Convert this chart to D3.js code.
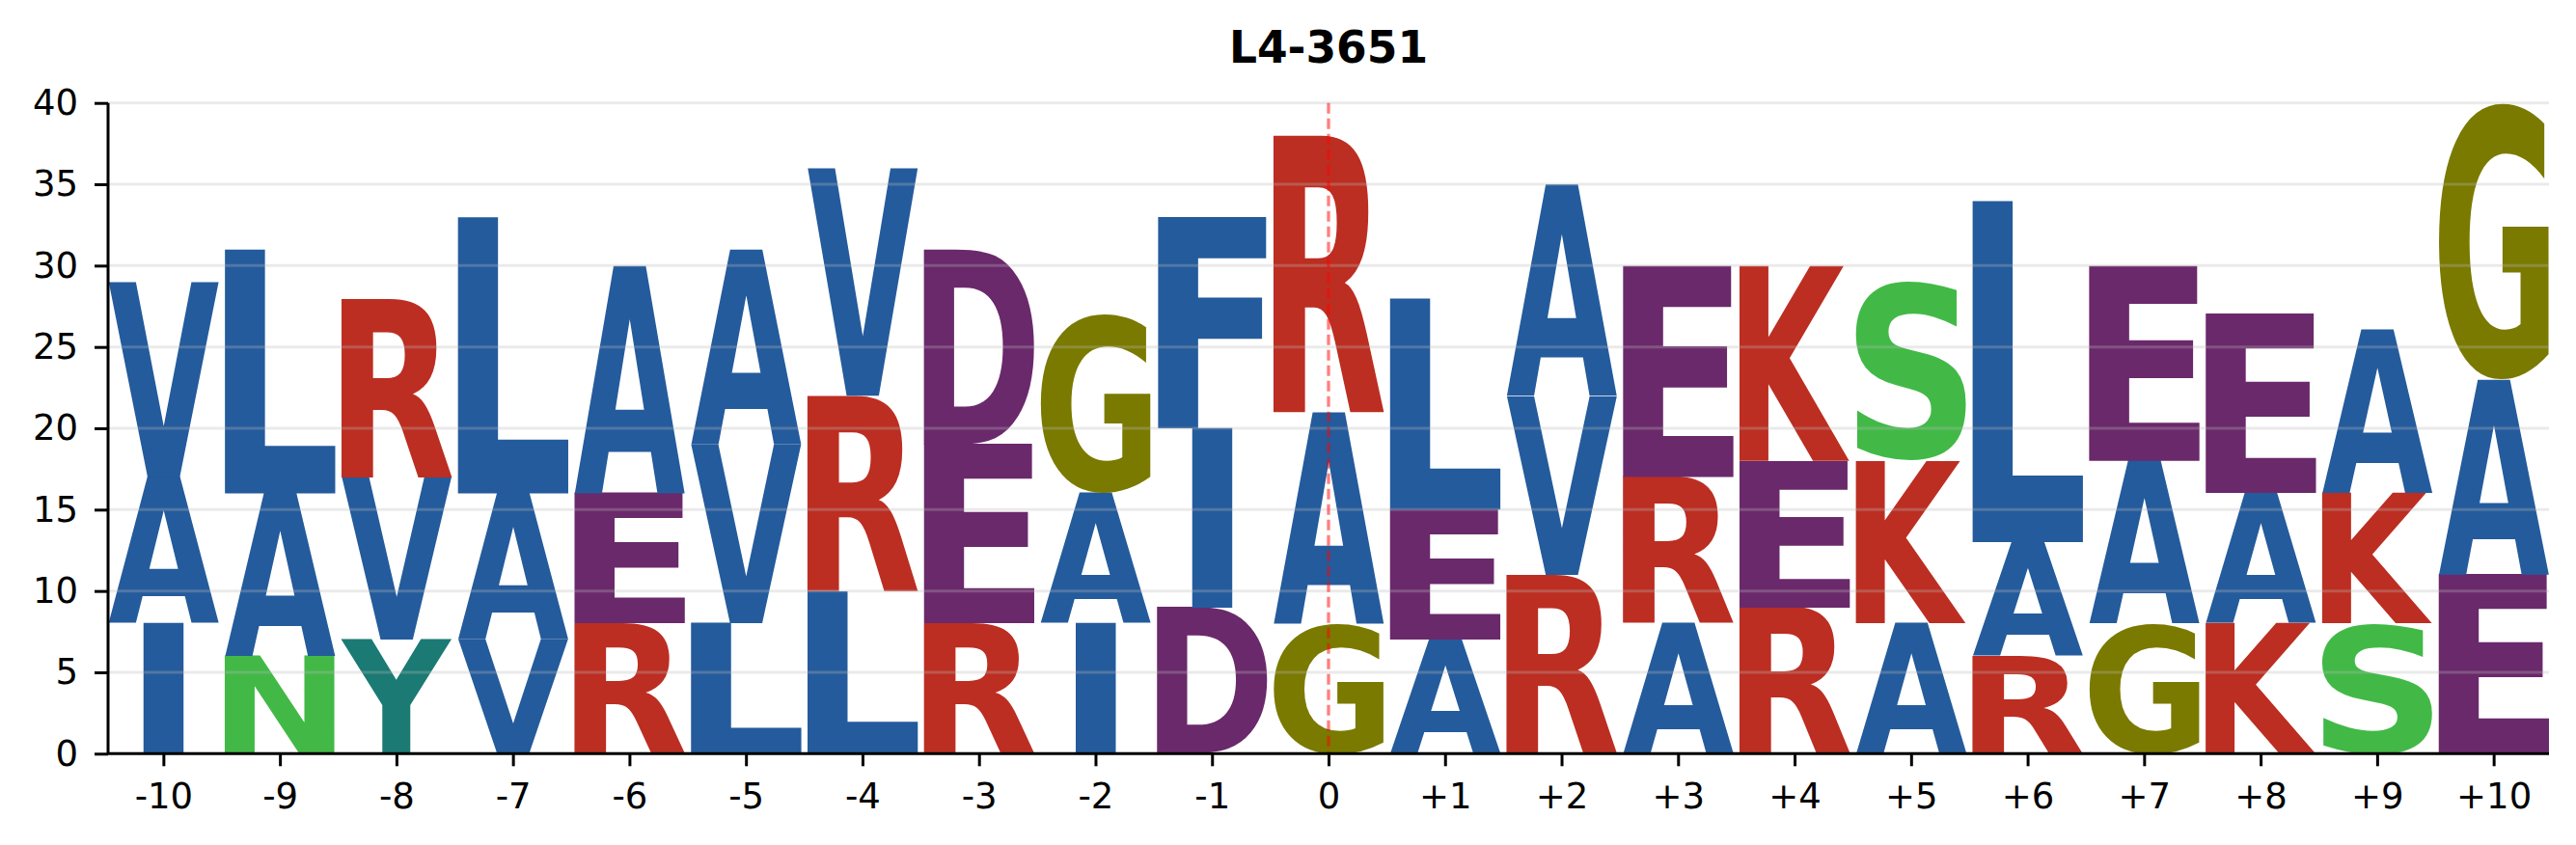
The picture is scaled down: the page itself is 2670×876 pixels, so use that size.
<!DOCTYPE html>
<html>
<head>
<meta charset="utf-8">
<script src="https://cdn.jsdelivr.net/npm/d3@7"></script>
<style>
  html, body { margin: 0; padding: 0; background: #fff; }
  svg { display: block; }
</style>
</head>
<body>
<svg id="chart" width="2670" height="876"></svg>
<script>
// ---- data ----
const positions = [-10,-9,-8,-7,-6,-5,-4,-3,-2,-1,0,1,2,3,4,5,6,7,8,9,10];
const tickLabels = ["-10","-9","-8","-7","-6","-5","-4","-3","-2","-1","0","+1","+2","+3","+4","+5","+6","+7","+8","+9","+10"];
// stacked from bottom (1) to top (3)
const letters1 = ["I","N","Y","V","R","L","L","R","I","D","G","A","R","A","R","A","R","G","K","S","E"];
const values1  = [8,6,7,7,8,8,10,8,8,9,8,7,11,8,9,8,6,8,8,8,11];
const letters2 = ["A","A","V","A","E","V","R","E","A","I","A","E","V","R","E","K","A","A","A","K","A"];
const values2  = [9,10,10,9,8,11,12,11,8,11,13,8,11,9,9,10,7,10,8,8,12];
const letters3 = ["V","L","R","L","A","A","V","D","G","F","R","L","A","E","K","S","L","E","E","A","G"];
const values3  = [12,15,11,17,14,12,14,12,11,13,17,13,13,13,12,11,21,12,11,10,17];
const yTicks = [0,5,10,15,20,25,30,35,40];
const chartTitle = "L4-3651";

const colors = {
  A:"#245B9C", V:"#245B9C", L:"#245B9C", I:"#245B9C", F:"#245B9C",
  R:"#BC2E22", K:"#BC2E22",
  E:"#6A296B", D:"#6A296B",
  G:"#7A7A00",
  S:"#42B947", N:"#42B947",
  Y:"#1B7A74"
};

// ---- layout ----
const svg = d3.select("#chart");
const mLeft = 112, mRight = 2642, mTop = 106.7, mBottom = 781.3;
const x = d3.scaleLinear().domain([-10.475, 10.475]).range([mLeft, mRight]);
const y = d3.scaleLinear().domain([0, 40]).range([mBottom, mTop]);
const band = x(1) - x(0);
const glyphW = band * 0.95;

// ---- glyph metrics via canvas ----
const FS = 200;
const FONT = "bold " + FS + "px 'DejaVu Sans'";
const ctx = document.createElement("canvas").getContext("2d");
ctx.font = FONT;
const metricsCache = {};
function metrics(ch) {
  if (!metricsCache[ch]) {
    const m = ctx.measureText(ch);
    metricsCache[ch] = {
      l: m.actualBoundingBoxLeft, r: m.actualBoundingBoxRight,
      a: m.actualBoundingBoxAscent, d: m.actualBoundingBoxDescent
    };
  }
  return metricsCache[ch];
}
const mE = metrics("E");
const eW = mE.l + mE.r;

// build stacked records
const glyphs = [];
positions.forEach((p, i) => {
  let base = 0;
  [[letters1, values1], [letters2, values2], [letters3, values3]].forEach(([L, V]) => {
    glyphs.push({ pos: p, ch: L[i], y0: base, y1: base + V[i] });
    base += V[i];
  });
});

const gGlyphs = svg.append("g");
glyphs.forEach(g => {
  const m = metrics(g.ch);
  const inkW = m.l + m.r, inkH = m.a + m.d;
  const sx = Math.min(glyphW / inkW, glyphW / eW);
  const yt = y(g.y1), yb = y(g.y0);
  const sy = (yb - yt) / inkH;
  const w = inkW * sx;
  const leftX = x(g.pos) - w / 2;
  const ox = leftX + m.l * sx;
  const oy = yt + m.a * sy;
  gGlyphs.append("text")
    .attr("transform", `translate(${ox},${oy}) scale(${sx},${sy})`)
    .attr("font-family", "'DejaVu Sans'")
    .attr("font-weight", "bold")
    .attr("font-size", FS)
    .attr("fill", colors[g.ch])
    .text(g.ch);
});

// grid lines (drawn over glyphs, translucent)
svg.append("g").selectAll("line").data(yTicks).join("line")
  .attr("x1", mLeft).attr("x2", mRight)
  .attr("y1", d => y(d)).attr("y2", d => y(d))
  .attr("stroke", "#bbbbbb").attr("stroke-opacity", 0.3).attr("stroke-width", 3);

// dashed reference line at 0
svg.append("line")
  .attr("x1", x(0)).attr("x2", x(0)).attr("y1", mTop).attr("y2", mBottom)
  .attr("stroke", "red").attr("stroke-opacity", 0.5)
  .attr("stroke-width", 3.3).attr("stroke-dasharray", "11,5");

// axes
const xAxis = d3.axisBottom(x).tickValues(positions).tickFormat((d, i) => tickLabels[i])
  .tickSize(13).tickPadding(17);
const gx = svg.append("g").attr("transform", `translate(0,${mBottom})`).call(xAxis);
gx.select(".domain").attr("d", `M${mLeft},0H${mRight}`).attr("stroke-width", 3).attr("stroke", "#000");
gx.selectAll(".tick line").attr("stroke-width", 3).attr("stroke", "#000");
gx.selectAll(".tick text").attr("font-family", "'DejaVu Sans'").attr("font-size", 37).attr("fill", "#000");

const yAxis = d3.axisLeft(y).tickValues(yTicks).tickSize(14).tickPadding(17);
const gy = svg.append("g").attr("transform", `translate(${mLeft},0)`).call(yAxis);
gy.select(".domain").attr("d", `M0,${mTop}V${mBottom}`).attr("stroke-width", 3).attr("stroke", "#000");
gy.selectAll(".tick line").attr("stroke-width", 3).attr("stroke", "#000");
gy.selectAll(".tick text").attr("font-family", "'DejaVu Sans'").attr("font-size", 37).attr("fill", "#000");

// title
svg.append("text")
  .attr("x", (mLeft + mRight) / 2).attr("y", 65)
  .attr("text-anchor", "middle")
  .attr("font-family", "'DejaVu Sans'").attr("font-weight", "bold").attr("font-size", 45.5)
  .attr("fill", "#000")
  .text(chartTitle);
</script>
</body>
</html>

### DO THIS
Repeat the material above word for word, please, apart from its images.

### EXERCISE ANSWER
Convert this chart to D3.js code.
The picture is scaled down: the page itself is 2670×876 pixels, so use that size.
<!DOCTYPE html>
<html>
<head>
<meta charset="utf-8">
<script src="https://cdn.jsdelivr.net/npm/d3@7"></script>
<style>
  html, body { margin: 0; padding: 0; background: #fff; }
  svg { display: block; }
</style>
</head>
<body>
<svg id="chart" width="2670" height="876"></svg>
<script>
// ---- data ----
const positions = [-10,-9,-8,-7,-6,-5,-4,-3,-2,-1,0,1,2,3,4,5,6,7,8,9,10];
const tickLabels = ["-10","-9","-8","-7","-6","-5","-4","-3","-2","-1","0","+1","+2","+3","+4","+5","+6","+7","+8","+9","+10"];
// stacked from bottom (1) to top (3)
const letters1 = ["I","N","Y","V","R","L","L","R","I","D","G","A","R","A","R","A","R","G","K","S","E"];
const values1  = [8,6,7,7,8,8,10,8,8,9,8,7,11,8,9,8,6,8,8,8,11];
const letters2 = ["A","A","V","A","E","V","R","E","A","I","A","E","V","R","E","K","A","A","A","K","A"];
const values2  = [9,10,10,9,8,11,12,11,8,11,13,8,11,9,9,10,7,10,8,8,12];
const letters3 = ["V","L","R","L","A","A","V","D","G","F","R","L","A","E","K","S","L","E","E","A","G"];
const values3  = [12,15,11,17,14,12,14,12,11,13,17,13,13,13,12,11,21,12,11,10,17];
const yTicks = [0,5,10,15,20,25,30,35,40];
const chartTitle = "L4-3651";

const colors = {
  A:"#245B9C", V:"#245B9C", L:"#245B9C", I:"#245B9C", F:"#245B9C",
  R:"#BC2E22", K:"#BC2E22",
  E:"#6A296B", D:"#6A296B",
  G:"#7A7A00",
  S:"#42B947", N:"#42B947",
  Y:"#1B7A74"
};

// ---- layout ----
const svg = d3.select("#chart");
const mLeft = 112, mRight = 2642, mTop = 106.7, mBottom = 781.3;
const x = d3.scaleLinear().domain([-10.475, 10.475]).range([mLeft, mRight]);
const y = d3.scaleLinear().domain([0, 40]).range([mBottom, mTop]);
const band = x(1) - x(0);
const glyphW = band * 0.95;

// ---- glyph metrics via canvas ----
const FS = 200;
const FONT = "bold " + FS + "px 'DejaVu Sans'";
const ctx = document.createElement("canvas").getContext("2d");
ctx.font = FONT;
const metricsCache = {};
function metrics(ch) {
  if (!metricsCache[ch]) {
    const m = ctx.measureText(ch);
    metricsCache[ch] = {
      l: m.actualBoundingBoxLeft, r: m.actualBoundingBoxRight,
      a: m.actualBoundingBoxAscent, d: m.actualBoundingBoxDescent
    };
  }
  return metricsCache[ch];
}
const mE = metrics("E");
const eW = mE.l + mE.r;

// build stacked records
const glyphs = [];
positions.forEach((p, i) => {
  let base = 0;
  [[letters1, values1], [letters2, values2], [letters3, values3]].forEach(([L, V]) => {
    glyphs.push({ pos: p, ch: L[i], y0: base, y1: base + V[i] });
    base += V[i];
  });
});

const gGlyphs = svg.append("g");
glyphs.forEach(g => {
  const m = metrics(g.ch);
  const inkW = m.l + m.r, inkH = m.a + m.d;
  const sx = Math.min(glyphW / inkW, glyphW / eW);
  const yt = y(g.y1), yb = y(g.y0);
  const sy = (yb - yt) / inkH;
  const w = inkW * sx;
  const leftX = x(g.pos) - w / 2;
  const ox = leftX + m.l * sx;
  const oy = yt + m.a * sy;
  gGlyphs.append("text")
    .attr("transform", `translate(${ox},${oy}) scale(${sx},${sy})`)
    .attr("font-family", "'DejaVu Sans'")
    .attr("font-weight", "bold")
    .attr("font-size", FS)
    .attr("fill", colors[g.ch])
    .text(g.ch);
});

// grid lines (drawn over glyphs, translucent)
svg.append("g").selectAll("line").data(yTicks).join("line")
  .attr("x1", mLeft).attr("x2", mRight)
  .attr("y1", d => y(d)).attr("y2", d => y(d))
  .attr("stroke", "#bbbbbb").attr("stroke-opacity", 0.3).attr("stroke-width", 3);

// dashed reference line at 0
svg.append("line")
  .attr("x1", x(0)).attr("x2", x(0)).attr("y1", mTop).attr("y2", mBottom)
  .attr("stroke", "red").attr("stroke-opacity", 0.5)
  .attr("stroke-width", 3.3).attr("stroke-dasharray", "11,5");

// axes
const xAxis = d3.axisBottom(x).tickValues(positions).tickFormat((d, i) => tickLabels[i])
  .tickSize(13).tickPadding(17);
const gx = svg.append("g").attr("transform", `translate(0,${mBottom})`).call(xAxis);
gx.select(".domain").attr("d", `M${mLeft},0H${mRight}`).attr("stroke-width", 3).attr("stroke", "#000");
gx.selectAll(".tick line").attr("stroke-width", 3).attr("stroke", "#000");
gx.selectAll(".tick text").attr("font-family", "'DejaVu Sans'").attr("font-size", 37).attr("fill", "#000");

const yAxis = d3.axisLeft(y).tickValues(yTicks).tickSize(14).tickPadding(17);
const gy = svg.append("g").attr("transform", `translate(${mLeft},0)`).call(yAxis);
gy.select(".domain").attr("d", `M0,${mTop}V${mBottom}`).attr("stroke-width", 3).attr("stroke", "#000");
gy.selectAll(".tick line").attr("stroke-width", 3).attr("stroke", "#000");
gy.selectAll(".tick text").attr("font-family", "'DejaVu Sans'").attr("font-size", 37).attr("fill", "#000");

// title
svg.append("text")
  .attr("x", (mLeft + mRight) / 2).attr("y", 65)
  .attr("text-anchor", "middle")
  .attr("font-family", "'DejaVu Sans'").attr("font-weight", "bold").attr("font-size", 45.5)
  .attr("fill", "#000")
  .text(chartTitle);
</script>
</body>
</html>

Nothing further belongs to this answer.